Feature image by Walter Martin
The law locks up the man or woman
Who steals the goose from off the common
But leaves the greater villain loose
Who steals the common from off the goosefrom a 17th Century English Protest Song against the Enclosures
Eviction from Eden
The separation of human communities from their land base is a violent tactic used by ambitious tyrants. Prior to the transatlantic expansion of empire in the sixteenth century, monarchs in Europe, and particularly in England, practiced their techniques of domination on their domestic population by evicting people from their traditional common lands and instituted a protracted and continuing legal assault on human communities in a centuries-long campaign known historically as the enclosure of the commons.
Today, we call the appropriation of publicly shared land for exclusive private use “privatization.” Legally recognized land proprietorship conveys monopoly control of land parcels to a small number of favored people, meaning that in the view of the law they possess the right to exclude all others from use of land once owned by no one, but shared in common by communities.
Establishing exclusionary control of land by a privileged elite is the first ploy and the perennial strategy of those intent on empire. It entails severing the natural connection between human communities and the natural communities (now called ecosystems) in which they normally share membership.
The eviction of peasants from the land was intended to vindicate the empire’s claim to possess all natural “resources” so that, through widespread deprivation, the bounty of the land could be transformed into commodities and the dispossessed could be motivated by the resulting scarcity to buy them back with their labor, thus fueling the engine of empire.
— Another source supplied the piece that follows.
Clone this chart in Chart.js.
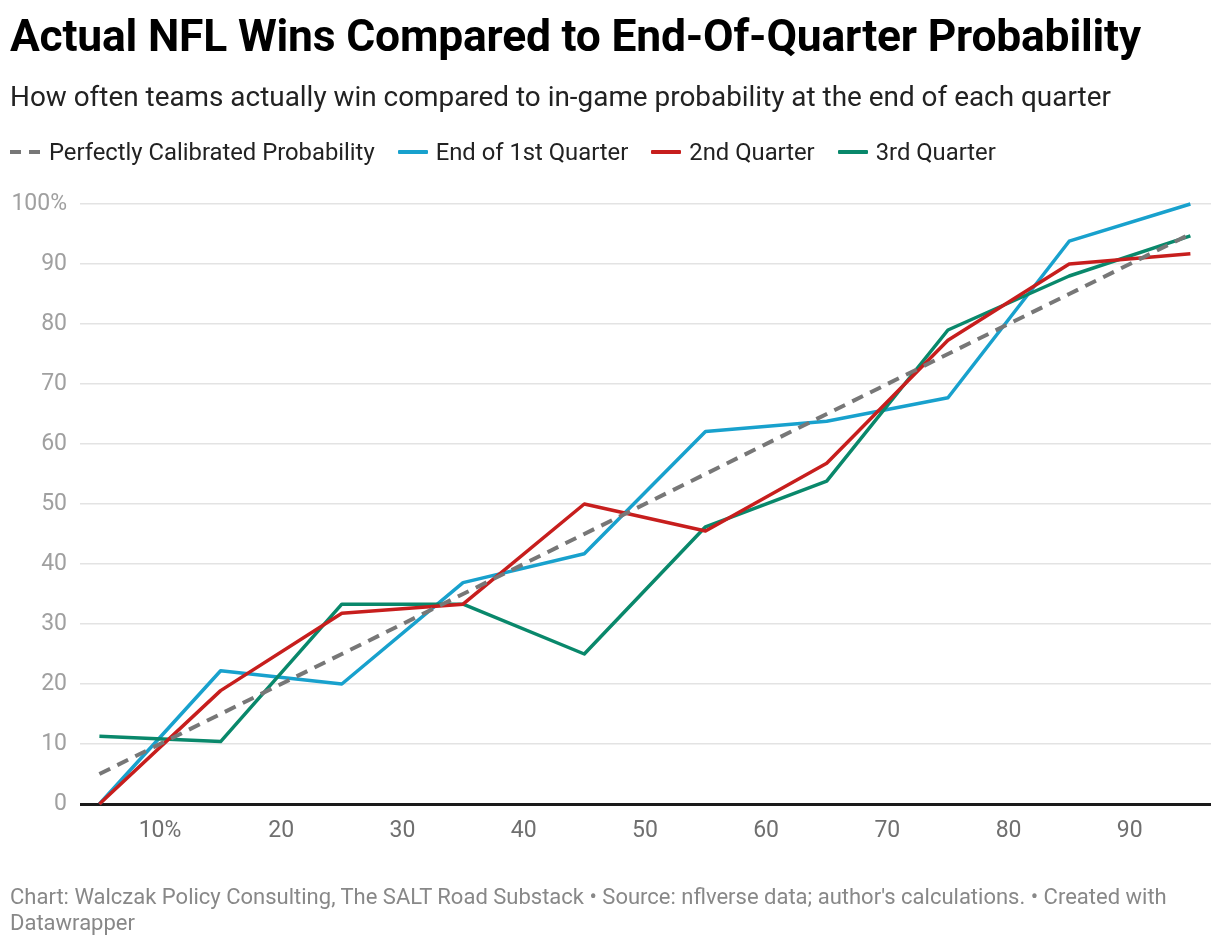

Land enclosures and centralized control of domestic, settler, and Indigenous populations are defining characteristics of coercive civilizations. The cynical rationalization for all of it was accomplished early on through a kind of propaganda that is praised to this day as the epitome of human intellectual achievement. It’s referred to as “enlightenment philosophy.” Central to this alleged enlightened way of thinking is the claim that civilized humans are superior to and set apart from Nature and every form of life that comprises it. This belief system has justified the savage conquest of people ironically referred to as savages. It has excused the ruination of communities and the rapacious and wasteful extraction of Earth’s bounty for short-term convenience and luxury, without a thought for the future. If this origin story seems unfamiliar, perhaps it has for too long been kept secret. And if that’s the case, then it’s long past time for us to come to terms with it. Wouldn’t you say?
The movement for the Rights of Nature strives to correct the aberration of human thought that allows us to forget our natural place in the world and how it was taken from us. It holds the promise that we can reverse the catastrophic trajectory of civilizations’ continued ravaging of the natural world toward extinction. To do so, the movement’s first gambit has been to employ the most effective weapon devised by civilization to intentionally coerce change in human behavior: Law.
By positing legal rights for Nature, the Rights of Nature Movement challenges empire at its most assailable point. Because law is promoted as a rational tool for advancing the best interests of society, confronting its current contradictions and proposing law that would actually achieve its espoused purpose can be an effective counter-weight to the grim reality imposed on a devastated world by coercive and imprudent laws that favor a privileged few. It began in 2006 in a small Pennsylvania town, Tamaqua, that enacted a law recognizing legal rights for its local ecosystem. Since then it’s spread to Ecuador, Bolivia, New Zealand, India, and far-flung points on the globe. Increasingly, law is being used to stop the murder of Nature. It’s a decent start. Wouldn’t you say?
The Future with a Future
The Rights of Nature Movement aspires to accomplish three important things simultaneously:
- Recognize that the living world cannot legitimately be treated as rightless property so that Nature is finally emancipated from human bondage.
- Reunite human communities, Indigenous and non-Indigenous, as constituent members of the natural world, fully able to speak for and enforce protections of the local ecosystems in which they reside, setting them at-liberty to justly govern their own affairs and care for the future of their Nature-integrated communities.
- Protect Nature from the human inclination to play the role of parasite and encourage instead a symbiotic human relationship with the living world.
In keeping with the example of Indigenous people’s moral traditions, the Rights of Nature Movement aspires to move beyond legal enforcement of rights for Nature’s constituent ecosystems and toward cultural internalization of humanity’s obligation to respect and revere Earth’s biosphere as the source and sustainer of all life, including our own. That seems like what a responsible society would want to do. Wouldn’t you say?